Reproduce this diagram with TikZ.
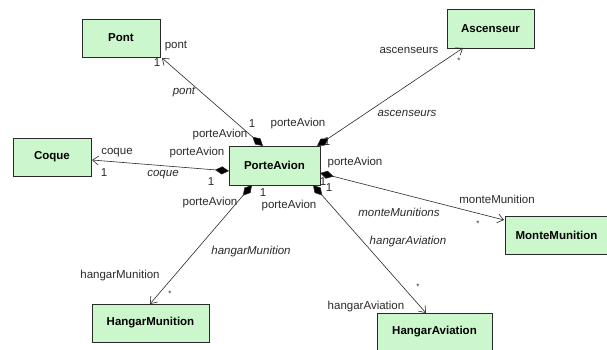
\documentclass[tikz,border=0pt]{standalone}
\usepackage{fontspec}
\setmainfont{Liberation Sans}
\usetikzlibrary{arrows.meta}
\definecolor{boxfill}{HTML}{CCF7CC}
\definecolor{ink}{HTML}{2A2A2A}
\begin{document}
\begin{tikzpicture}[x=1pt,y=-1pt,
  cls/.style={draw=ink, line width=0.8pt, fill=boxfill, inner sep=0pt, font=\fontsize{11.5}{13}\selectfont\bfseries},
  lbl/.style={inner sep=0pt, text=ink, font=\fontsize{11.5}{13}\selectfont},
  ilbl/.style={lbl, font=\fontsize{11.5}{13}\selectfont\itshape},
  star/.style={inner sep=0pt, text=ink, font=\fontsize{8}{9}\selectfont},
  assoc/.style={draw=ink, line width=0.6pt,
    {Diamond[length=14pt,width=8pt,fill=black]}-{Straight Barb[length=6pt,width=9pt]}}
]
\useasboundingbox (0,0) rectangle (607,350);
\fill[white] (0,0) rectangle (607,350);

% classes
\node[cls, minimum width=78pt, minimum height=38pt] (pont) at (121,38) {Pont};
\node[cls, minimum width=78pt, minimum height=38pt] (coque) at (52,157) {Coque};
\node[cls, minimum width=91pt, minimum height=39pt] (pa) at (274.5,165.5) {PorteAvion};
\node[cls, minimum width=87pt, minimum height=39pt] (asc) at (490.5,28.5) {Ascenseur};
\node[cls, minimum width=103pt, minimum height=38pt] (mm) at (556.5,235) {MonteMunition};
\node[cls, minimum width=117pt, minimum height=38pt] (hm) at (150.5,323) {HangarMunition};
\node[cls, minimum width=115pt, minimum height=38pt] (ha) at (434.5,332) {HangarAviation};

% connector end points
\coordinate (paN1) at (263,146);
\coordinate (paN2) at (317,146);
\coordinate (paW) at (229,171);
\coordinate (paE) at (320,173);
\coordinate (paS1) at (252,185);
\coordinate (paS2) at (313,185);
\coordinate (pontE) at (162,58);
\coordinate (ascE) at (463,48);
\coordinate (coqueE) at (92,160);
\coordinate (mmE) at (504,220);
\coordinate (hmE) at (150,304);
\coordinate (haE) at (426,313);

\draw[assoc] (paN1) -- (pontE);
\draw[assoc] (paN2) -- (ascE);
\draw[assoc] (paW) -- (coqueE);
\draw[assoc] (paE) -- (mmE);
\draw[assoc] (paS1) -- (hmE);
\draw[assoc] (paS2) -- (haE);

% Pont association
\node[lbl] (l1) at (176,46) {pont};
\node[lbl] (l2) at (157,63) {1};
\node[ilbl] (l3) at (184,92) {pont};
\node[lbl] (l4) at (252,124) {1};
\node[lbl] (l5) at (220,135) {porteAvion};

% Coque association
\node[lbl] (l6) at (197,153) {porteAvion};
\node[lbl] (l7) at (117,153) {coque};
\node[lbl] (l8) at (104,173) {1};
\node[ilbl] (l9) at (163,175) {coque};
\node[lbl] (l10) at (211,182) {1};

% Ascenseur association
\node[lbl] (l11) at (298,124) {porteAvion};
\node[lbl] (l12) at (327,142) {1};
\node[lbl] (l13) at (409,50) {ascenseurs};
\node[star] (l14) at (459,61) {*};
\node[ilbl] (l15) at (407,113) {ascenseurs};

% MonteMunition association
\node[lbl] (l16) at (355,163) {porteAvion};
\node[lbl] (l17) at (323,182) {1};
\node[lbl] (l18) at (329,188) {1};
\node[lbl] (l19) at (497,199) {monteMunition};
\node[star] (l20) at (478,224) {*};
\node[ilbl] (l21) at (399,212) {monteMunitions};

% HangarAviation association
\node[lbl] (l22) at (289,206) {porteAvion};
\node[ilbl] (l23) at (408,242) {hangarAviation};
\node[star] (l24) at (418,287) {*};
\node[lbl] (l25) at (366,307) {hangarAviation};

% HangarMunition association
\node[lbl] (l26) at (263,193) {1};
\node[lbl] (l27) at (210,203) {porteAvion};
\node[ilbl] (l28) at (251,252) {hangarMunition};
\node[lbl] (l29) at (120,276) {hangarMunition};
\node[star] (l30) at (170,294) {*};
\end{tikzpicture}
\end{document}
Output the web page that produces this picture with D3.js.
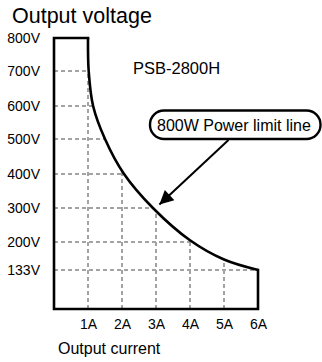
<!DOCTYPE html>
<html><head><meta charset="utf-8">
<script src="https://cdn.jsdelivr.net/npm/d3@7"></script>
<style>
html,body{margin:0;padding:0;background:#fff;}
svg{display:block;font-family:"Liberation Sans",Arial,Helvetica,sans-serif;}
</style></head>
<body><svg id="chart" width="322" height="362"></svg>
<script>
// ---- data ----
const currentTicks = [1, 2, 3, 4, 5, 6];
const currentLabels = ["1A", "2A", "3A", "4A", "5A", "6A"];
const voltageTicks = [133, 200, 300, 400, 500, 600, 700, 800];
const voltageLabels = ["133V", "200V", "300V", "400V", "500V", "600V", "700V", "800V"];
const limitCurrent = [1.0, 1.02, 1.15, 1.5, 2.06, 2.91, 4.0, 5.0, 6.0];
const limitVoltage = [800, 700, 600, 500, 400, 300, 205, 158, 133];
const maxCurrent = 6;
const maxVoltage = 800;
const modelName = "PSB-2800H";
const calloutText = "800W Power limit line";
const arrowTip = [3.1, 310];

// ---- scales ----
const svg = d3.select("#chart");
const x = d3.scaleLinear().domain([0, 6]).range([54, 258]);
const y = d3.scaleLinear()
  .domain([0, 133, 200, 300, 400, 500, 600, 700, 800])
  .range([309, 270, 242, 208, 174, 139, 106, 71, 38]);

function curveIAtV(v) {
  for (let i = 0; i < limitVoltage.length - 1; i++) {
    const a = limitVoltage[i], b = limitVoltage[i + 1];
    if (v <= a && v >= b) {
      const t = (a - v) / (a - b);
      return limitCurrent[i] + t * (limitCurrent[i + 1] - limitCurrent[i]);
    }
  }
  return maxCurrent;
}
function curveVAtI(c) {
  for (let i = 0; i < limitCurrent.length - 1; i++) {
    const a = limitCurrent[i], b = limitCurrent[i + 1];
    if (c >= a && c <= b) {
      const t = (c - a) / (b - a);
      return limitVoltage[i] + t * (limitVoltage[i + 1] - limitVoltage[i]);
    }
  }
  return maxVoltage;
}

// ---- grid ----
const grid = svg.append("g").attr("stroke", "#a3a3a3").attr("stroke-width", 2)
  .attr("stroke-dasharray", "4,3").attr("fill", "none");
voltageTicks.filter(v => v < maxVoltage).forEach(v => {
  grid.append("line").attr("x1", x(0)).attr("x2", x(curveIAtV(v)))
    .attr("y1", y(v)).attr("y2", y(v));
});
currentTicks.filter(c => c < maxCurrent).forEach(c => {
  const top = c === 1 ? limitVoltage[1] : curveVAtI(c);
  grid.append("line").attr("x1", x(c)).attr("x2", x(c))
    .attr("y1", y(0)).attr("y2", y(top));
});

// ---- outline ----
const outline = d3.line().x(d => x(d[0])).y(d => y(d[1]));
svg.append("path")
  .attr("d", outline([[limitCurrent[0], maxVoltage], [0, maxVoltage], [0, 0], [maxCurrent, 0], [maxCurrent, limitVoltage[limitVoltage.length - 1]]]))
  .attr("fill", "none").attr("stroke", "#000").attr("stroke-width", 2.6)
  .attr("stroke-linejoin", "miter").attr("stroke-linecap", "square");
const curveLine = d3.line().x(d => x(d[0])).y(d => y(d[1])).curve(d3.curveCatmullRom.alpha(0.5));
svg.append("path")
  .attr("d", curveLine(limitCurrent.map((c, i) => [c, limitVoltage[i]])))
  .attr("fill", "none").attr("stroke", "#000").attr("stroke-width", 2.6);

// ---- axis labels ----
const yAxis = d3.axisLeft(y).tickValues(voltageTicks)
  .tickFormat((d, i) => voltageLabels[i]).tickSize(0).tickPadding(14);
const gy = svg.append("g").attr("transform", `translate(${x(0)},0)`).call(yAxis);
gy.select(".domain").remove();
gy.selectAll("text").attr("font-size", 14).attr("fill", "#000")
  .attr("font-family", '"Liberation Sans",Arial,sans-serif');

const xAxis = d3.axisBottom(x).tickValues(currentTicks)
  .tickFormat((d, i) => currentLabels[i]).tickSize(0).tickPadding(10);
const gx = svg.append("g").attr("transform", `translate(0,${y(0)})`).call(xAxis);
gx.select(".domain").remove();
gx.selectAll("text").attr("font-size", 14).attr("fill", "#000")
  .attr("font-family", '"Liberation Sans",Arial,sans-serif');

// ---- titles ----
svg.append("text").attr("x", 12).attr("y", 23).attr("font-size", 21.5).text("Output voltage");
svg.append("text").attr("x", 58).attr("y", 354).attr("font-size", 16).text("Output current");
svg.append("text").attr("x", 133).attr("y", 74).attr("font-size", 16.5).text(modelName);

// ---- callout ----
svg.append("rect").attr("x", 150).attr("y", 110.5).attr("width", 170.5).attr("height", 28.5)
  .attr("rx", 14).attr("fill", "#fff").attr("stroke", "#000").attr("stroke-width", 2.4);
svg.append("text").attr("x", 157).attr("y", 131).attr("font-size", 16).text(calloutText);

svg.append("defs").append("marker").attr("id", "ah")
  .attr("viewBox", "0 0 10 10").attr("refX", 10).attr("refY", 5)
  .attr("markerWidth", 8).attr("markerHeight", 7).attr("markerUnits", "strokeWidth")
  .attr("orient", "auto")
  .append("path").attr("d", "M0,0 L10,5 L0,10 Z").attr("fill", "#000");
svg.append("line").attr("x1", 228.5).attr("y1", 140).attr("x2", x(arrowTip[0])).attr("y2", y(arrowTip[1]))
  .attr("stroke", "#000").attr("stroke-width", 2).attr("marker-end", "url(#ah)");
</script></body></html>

————————

◆ **Do this**
Begin at the first line of the data above and repeat each line exactly, stopping after the line containing "(l5) at (220,135)". Omit the pictures.

◆ **Task output**
Reproduce this diagram with TikZ.
\documentclass[tikz,border=0pt]{standalone}
\usepackage{fontspec}
\setmainfont{Liberation Sans}
\usetikzlibrary{arrows.meta}
\definecolor{boxfill}{HTML}{CCF7CC}
\definecolor{ink}{HTML}{2A2A2A}
\begin{document}
\begin{tikzpicture}[x=1pt,y=-1pt,
  cls/.style={draw=ink, line width=0.8pt, fill=boxfill, inner sep=0pt, font=\fontsize{11.5}{13}\selectfont\bfseries},
  lbl/.style={inner sep=0pt, text=ink, font=\fontsize{11.5}{13}\selectfont},
  ilbl/.style={lbl, font=\fontsize{11.5}{13}\selectfont\itshape},
  star/.style={inner sep=0pt, text=ink, font=\fontsize{8}{9}\selectfont},
  assoc/.style={draw=ink, line width=0.6pt,
    {Diamond[length=14pt,width=8pt,fill=black]}-{Straight Barb[length=6pt,width=9pt]}}
]
\useasboundingbox (0,0) rectangle (607,350);
\fill[white] (0,0) rectangle (607,350);

% classes
\node[cls, minimum width=78pt, minimum height=38pt] (pont) at (121,38) {Pont};
\node[cls, minimum width=78pt, minimum height=38pt] (coque) at (52,157) {Coque};
\node[cls, minimum width=91pt, minimum height=39pt] (pa) at (274.5,165.5) {PorteAvion};
\node[cls, minimum width=87pt, minimum height=39pt] (asc) at (490.5,28.5) {Ascenseur};
\node[cls, minimum width=103pt, minimum height=38pt] (mm) at (556.5,235) {MonteMunition};
\node[cls, minimum width=117pt, minimum height=38pt] (hm) at (150.5,323) {HangarMunition};
\node[cls, minimum width=115pt, minimum height=38pt] (ha) at (434.5,332) {HangarAviation};

% connector end points
\coordinate (paN1) at (263,146);
\coordinate (paN2) at (317,146);
\coordinate (paW) at (229,171);
\coordinate (paE) at (320,173);
\coordinate (paS1) at (252,185);
\coordinate (paS2) at (313,185);
\coordinate (pontE) at (162,58);
\coordinate (ascE) at (463,48);
\coordinate (coqueE) at (92,160);
\coordinate (mmE) at (504,220);
\coordinate (hmE) at (150,304);
\coordinate (haE) at (426,313);

\draw[assoc] (paN1) -- (pontE);
\draw[assoc] (paN2) -- (ascE);
\draw[assoc] (paW) -- (coqueE);
\draw[assoc] (paE) -- (mmE);
\draw[assoc] (paS1) -- (hmE);
\draw[assoc] (paS2) -- (haE);

% Pont association
\node[lbl] (l1) at (176,46) {pont};
\node[lbl] (l2) at (157,63) {1};
\node[ilbl] (l3) at (184,92) {pont};
\node[lbl] (l4) at (252,124) {1};
\node[lbl] (l5) at (220,135) {porteAvion};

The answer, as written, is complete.